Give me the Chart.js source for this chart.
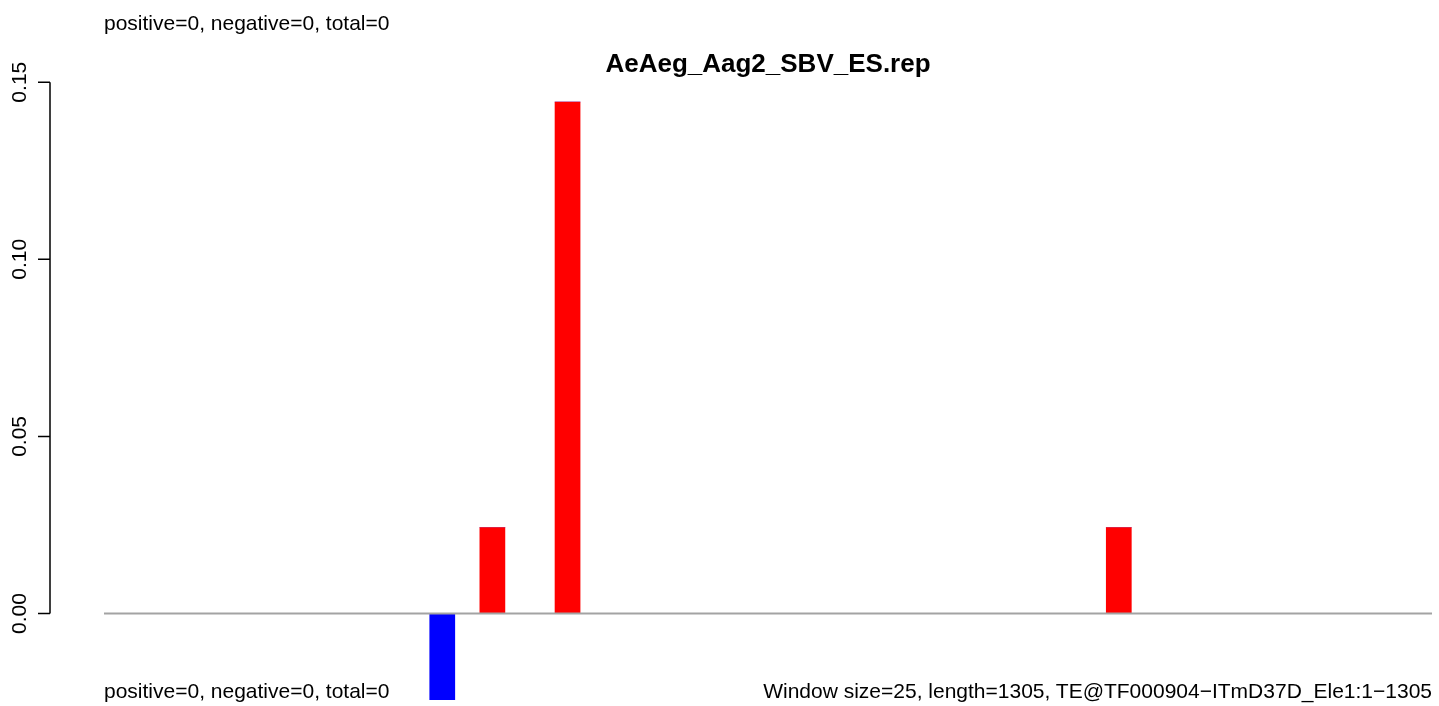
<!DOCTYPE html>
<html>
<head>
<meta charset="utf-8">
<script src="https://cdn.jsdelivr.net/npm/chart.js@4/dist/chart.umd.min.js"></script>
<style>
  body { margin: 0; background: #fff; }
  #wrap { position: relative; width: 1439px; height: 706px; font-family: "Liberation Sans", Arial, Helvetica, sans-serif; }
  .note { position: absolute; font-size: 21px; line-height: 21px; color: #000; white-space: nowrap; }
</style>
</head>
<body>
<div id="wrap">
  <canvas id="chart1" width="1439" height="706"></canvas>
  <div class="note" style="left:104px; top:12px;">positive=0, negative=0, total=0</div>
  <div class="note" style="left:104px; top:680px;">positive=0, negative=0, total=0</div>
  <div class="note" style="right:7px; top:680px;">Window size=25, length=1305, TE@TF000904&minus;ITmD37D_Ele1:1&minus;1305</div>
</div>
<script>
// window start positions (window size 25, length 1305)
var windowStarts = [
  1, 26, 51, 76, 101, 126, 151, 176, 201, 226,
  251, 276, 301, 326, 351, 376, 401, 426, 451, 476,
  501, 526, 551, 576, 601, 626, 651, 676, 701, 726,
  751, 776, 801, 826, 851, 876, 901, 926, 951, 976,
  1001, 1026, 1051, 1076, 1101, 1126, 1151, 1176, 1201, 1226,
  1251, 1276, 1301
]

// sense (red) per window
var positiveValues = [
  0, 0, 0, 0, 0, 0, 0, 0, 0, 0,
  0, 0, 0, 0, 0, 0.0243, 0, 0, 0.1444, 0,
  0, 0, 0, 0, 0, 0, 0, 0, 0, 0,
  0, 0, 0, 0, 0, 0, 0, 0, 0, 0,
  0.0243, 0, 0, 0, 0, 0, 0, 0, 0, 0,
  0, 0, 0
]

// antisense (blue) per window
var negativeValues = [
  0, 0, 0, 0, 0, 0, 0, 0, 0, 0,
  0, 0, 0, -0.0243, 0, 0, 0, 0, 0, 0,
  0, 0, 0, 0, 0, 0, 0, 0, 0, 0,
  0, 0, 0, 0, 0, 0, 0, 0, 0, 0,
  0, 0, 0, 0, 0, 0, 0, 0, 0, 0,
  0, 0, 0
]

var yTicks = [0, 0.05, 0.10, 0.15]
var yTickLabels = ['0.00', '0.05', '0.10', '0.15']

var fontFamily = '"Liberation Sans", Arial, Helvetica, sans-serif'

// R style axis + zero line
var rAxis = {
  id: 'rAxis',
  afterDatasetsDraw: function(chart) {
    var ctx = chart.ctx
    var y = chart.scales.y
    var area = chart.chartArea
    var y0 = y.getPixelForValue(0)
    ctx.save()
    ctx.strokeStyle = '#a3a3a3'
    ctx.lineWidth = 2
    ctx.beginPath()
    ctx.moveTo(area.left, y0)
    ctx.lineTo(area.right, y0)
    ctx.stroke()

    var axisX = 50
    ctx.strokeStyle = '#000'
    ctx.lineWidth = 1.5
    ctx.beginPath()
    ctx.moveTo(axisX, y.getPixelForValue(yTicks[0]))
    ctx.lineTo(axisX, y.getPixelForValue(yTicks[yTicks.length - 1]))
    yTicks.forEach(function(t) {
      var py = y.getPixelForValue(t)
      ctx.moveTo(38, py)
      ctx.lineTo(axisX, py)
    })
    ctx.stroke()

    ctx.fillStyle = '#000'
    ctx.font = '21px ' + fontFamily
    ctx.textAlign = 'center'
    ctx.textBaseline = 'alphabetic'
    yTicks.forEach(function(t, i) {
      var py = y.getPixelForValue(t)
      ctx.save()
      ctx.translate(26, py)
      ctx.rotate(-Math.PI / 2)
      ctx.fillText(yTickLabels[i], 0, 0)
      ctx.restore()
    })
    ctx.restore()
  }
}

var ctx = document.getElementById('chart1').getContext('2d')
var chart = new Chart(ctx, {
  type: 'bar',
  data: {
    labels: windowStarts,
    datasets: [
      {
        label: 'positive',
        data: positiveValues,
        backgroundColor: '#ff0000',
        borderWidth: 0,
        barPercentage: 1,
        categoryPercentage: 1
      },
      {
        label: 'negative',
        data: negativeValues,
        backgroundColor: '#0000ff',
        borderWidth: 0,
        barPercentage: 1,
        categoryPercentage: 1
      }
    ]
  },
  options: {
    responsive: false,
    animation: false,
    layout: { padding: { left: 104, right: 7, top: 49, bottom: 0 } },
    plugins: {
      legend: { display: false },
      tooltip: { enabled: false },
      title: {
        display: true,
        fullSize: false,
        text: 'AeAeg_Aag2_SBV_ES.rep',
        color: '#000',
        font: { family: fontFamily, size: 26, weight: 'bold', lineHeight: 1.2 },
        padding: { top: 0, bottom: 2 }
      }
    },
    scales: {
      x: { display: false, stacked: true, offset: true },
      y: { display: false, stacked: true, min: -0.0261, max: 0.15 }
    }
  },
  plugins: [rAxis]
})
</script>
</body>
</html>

...

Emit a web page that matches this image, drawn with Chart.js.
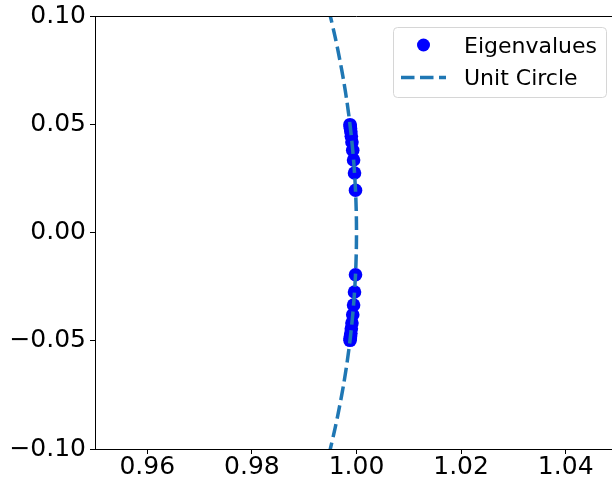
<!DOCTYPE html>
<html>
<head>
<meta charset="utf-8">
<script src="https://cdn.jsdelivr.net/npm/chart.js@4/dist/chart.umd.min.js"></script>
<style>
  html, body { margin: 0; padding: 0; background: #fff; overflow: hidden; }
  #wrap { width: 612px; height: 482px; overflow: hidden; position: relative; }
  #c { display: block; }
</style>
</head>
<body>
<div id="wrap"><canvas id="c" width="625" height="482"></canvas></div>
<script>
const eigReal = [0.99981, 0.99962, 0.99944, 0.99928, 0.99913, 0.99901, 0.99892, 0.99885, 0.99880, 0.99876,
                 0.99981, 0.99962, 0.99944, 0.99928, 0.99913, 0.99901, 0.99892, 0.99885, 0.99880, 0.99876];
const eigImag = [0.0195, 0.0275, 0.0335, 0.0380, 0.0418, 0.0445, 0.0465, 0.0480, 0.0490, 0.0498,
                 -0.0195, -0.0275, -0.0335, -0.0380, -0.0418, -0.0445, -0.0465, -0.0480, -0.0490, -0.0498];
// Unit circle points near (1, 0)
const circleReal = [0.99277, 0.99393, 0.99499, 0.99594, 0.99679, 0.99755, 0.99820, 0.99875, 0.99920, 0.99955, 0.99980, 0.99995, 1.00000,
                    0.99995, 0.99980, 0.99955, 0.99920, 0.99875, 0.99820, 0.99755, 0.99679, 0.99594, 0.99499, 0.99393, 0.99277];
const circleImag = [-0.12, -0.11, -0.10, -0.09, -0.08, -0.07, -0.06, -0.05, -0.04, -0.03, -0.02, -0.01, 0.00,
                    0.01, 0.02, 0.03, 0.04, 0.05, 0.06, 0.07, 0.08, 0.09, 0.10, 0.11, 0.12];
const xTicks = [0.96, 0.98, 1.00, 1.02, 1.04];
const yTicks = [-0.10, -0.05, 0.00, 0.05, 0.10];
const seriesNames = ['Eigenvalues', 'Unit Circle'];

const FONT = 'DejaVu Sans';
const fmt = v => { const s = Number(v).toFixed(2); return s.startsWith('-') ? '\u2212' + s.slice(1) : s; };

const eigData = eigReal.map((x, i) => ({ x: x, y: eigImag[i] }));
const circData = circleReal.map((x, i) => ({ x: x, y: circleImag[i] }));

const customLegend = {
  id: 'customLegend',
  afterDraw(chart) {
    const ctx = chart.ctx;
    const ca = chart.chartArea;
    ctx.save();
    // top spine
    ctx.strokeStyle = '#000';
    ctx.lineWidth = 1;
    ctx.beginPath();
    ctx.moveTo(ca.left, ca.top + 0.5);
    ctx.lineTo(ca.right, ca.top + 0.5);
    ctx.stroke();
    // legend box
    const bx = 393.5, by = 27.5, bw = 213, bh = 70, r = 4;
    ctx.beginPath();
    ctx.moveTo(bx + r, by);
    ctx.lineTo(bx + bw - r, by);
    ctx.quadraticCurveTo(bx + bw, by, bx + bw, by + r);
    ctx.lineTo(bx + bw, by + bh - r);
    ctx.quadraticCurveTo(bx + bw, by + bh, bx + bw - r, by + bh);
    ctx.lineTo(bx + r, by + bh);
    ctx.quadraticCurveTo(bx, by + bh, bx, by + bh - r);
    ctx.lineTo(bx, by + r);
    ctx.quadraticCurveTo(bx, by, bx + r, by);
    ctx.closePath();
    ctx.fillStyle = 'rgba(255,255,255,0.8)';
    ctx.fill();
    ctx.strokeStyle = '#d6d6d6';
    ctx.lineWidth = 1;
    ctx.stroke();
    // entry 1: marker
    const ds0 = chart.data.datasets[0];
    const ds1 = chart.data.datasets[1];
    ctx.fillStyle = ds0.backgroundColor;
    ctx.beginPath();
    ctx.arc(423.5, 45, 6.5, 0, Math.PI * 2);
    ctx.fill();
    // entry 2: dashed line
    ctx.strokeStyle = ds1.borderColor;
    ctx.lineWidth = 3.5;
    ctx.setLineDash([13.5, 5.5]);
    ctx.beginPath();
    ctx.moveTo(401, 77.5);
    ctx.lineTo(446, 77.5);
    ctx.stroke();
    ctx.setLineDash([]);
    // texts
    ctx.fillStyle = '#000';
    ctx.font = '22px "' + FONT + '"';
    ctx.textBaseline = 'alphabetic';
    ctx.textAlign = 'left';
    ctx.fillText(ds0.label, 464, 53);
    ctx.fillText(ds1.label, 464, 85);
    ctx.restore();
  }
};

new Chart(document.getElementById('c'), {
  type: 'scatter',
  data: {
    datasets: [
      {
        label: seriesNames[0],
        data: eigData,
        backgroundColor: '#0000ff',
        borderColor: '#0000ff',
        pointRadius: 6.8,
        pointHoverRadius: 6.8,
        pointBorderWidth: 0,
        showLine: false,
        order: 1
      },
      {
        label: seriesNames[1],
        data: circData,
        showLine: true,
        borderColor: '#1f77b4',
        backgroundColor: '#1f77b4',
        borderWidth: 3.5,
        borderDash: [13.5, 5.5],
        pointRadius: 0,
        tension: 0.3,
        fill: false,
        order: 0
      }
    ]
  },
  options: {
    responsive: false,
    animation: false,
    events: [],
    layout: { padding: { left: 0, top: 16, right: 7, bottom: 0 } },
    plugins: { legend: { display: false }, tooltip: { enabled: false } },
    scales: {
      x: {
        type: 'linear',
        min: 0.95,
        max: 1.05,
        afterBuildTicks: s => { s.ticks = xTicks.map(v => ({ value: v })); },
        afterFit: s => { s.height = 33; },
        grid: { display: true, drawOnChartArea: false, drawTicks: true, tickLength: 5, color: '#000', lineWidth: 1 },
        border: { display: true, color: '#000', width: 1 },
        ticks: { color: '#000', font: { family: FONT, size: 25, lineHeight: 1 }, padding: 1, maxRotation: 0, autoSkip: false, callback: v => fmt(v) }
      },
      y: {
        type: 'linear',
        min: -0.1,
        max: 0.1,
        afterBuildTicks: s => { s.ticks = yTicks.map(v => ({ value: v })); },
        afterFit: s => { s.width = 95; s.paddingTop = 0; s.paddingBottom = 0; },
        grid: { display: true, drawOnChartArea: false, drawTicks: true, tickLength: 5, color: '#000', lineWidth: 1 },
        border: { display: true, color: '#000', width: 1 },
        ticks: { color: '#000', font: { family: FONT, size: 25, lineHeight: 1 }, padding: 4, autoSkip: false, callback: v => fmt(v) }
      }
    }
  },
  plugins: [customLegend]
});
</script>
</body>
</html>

§ **Task**:
Find every line holding the word "this"; give their count and nothing else.

§ **The completed task**:
2